§ **YOUR OBJECTIVE**:
Search the material below for the string "matplotlib" and extract each line that has it.
——
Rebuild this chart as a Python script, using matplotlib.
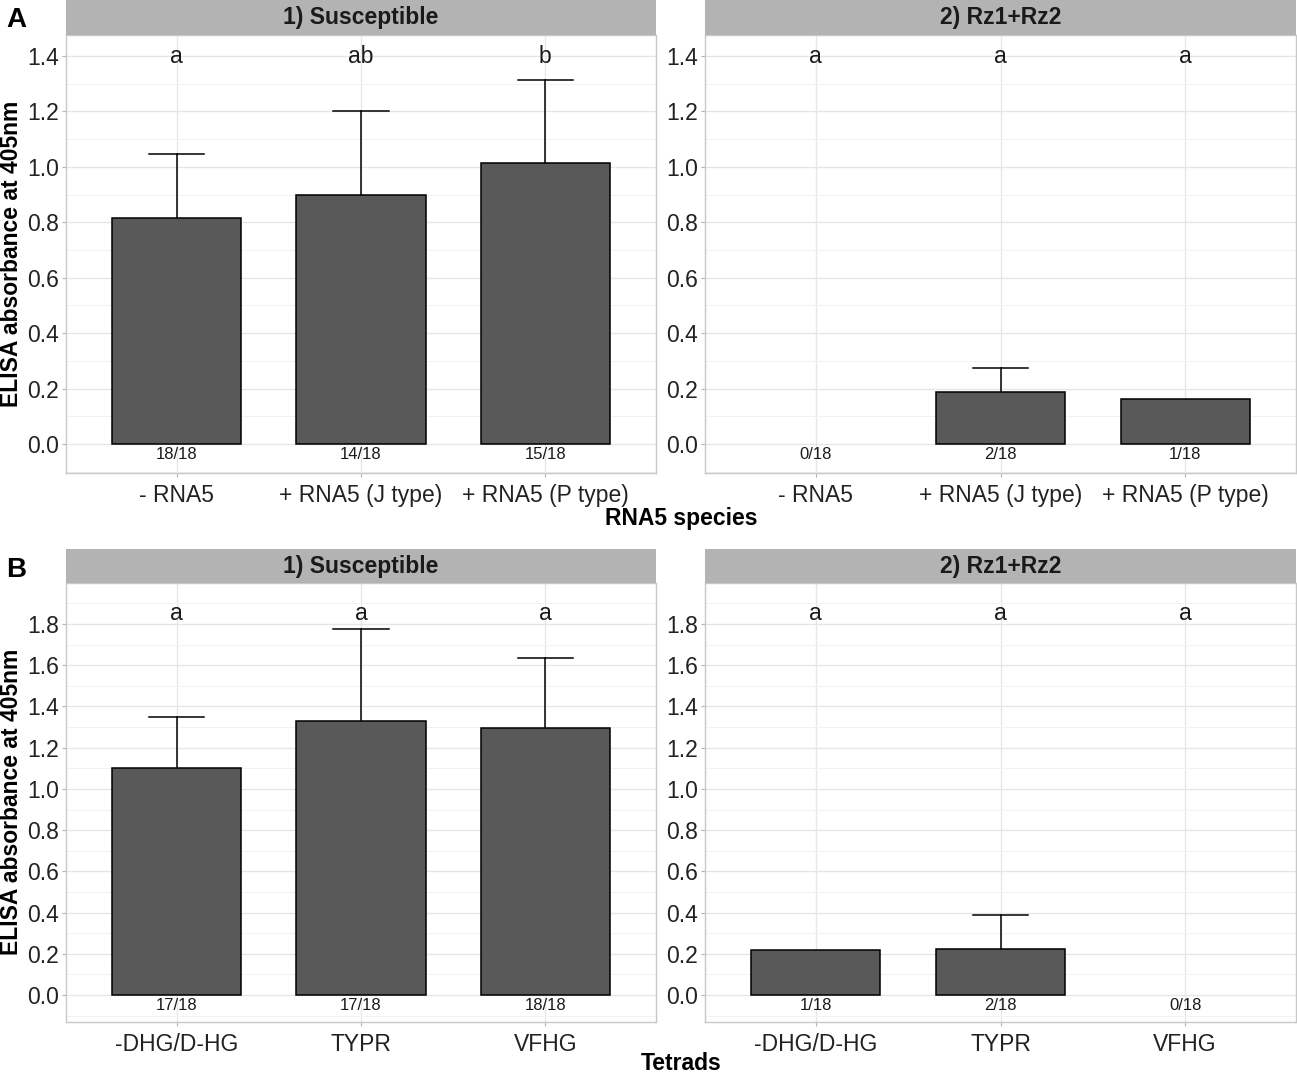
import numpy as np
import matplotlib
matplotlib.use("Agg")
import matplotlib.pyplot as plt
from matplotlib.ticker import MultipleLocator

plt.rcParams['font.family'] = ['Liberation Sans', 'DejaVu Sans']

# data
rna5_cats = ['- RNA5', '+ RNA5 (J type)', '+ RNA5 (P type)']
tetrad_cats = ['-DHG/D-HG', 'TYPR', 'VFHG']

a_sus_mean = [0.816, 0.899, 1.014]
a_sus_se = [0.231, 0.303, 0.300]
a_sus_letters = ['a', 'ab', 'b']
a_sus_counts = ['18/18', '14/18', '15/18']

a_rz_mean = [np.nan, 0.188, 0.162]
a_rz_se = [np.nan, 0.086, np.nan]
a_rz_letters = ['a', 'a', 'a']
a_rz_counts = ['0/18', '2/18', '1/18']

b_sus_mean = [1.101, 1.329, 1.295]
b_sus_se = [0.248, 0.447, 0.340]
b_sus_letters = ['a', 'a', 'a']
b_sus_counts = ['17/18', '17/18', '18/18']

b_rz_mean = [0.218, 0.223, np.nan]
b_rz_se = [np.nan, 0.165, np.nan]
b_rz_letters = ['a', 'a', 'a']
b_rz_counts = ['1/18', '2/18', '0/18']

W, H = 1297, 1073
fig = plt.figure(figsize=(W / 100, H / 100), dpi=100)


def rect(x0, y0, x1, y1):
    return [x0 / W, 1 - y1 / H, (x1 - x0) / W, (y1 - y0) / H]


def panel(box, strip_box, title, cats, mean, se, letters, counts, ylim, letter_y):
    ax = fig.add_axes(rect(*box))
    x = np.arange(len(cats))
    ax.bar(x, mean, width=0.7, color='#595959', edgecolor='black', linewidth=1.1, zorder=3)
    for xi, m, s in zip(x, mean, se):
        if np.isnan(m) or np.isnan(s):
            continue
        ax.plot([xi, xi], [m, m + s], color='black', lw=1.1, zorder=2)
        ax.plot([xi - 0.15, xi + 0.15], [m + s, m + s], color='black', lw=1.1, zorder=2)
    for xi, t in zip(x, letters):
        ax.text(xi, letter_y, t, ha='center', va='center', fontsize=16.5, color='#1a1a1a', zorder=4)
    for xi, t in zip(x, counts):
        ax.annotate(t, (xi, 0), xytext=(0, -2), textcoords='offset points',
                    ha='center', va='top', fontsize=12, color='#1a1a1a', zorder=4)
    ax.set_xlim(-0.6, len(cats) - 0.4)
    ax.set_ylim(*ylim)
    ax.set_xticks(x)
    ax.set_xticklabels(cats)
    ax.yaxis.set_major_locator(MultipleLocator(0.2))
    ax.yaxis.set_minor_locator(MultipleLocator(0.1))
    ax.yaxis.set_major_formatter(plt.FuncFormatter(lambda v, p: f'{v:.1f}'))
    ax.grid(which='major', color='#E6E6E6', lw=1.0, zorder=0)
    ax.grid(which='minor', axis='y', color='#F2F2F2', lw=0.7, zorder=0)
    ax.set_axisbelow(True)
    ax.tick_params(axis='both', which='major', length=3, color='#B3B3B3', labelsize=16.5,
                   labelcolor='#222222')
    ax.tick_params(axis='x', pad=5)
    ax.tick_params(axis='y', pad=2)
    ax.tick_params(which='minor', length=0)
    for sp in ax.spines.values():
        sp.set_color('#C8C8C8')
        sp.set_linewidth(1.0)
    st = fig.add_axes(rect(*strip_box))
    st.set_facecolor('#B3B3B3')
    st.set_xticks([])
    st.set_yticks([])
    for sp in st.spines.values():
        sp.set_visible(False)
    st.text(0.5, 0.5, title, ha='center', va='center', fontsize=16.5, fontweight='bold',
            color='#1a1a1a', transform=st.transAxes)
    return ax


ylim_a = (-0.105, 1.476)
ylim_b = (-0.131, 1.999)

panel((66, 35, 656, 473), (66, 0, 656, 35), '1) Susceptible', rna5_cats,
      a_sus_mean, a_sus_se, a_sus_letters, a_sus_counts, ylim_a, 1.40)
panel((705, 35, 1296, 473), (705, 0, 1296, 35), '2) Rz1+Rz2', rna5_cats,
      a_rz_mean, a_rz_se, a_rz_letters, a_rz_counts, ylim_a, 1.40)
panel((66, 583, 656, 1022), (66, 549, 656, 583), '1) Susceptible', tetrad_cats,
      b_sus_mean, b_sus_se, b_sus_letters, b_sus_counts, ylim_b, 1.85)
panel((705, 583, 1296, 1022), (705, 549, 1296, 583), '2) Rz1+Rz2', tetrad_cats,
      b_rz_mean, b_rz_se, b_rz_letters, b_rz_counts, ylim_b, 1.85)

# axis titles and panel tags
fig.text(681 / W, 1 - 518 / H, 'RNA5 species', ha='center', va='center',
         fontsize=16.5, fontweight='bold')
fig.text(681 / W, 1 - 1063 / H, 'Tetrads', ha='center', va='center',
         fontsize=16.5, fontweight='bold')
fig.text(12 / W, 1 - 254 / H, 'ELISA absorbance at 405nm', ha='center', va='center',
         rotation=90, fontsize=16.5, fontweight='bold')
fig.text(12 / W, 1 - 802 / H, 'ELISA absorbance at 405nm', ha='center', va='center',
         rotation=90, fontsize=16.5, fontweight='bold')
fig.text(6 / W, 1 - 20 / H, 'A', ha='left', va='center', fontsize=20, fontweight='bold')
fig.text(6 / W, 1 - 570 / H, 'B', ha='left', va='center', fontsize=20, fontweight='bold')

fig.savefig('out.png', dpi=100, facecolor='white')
——
§ **RESULT OF THE EXERCISE**:
Rebuild this chart as a Python script, using matplotlib.
import matplotlib
matplotlib.use("Agg")
import matplotlib.pyplot as plt
from matplotlib.ticker import MultipleLocator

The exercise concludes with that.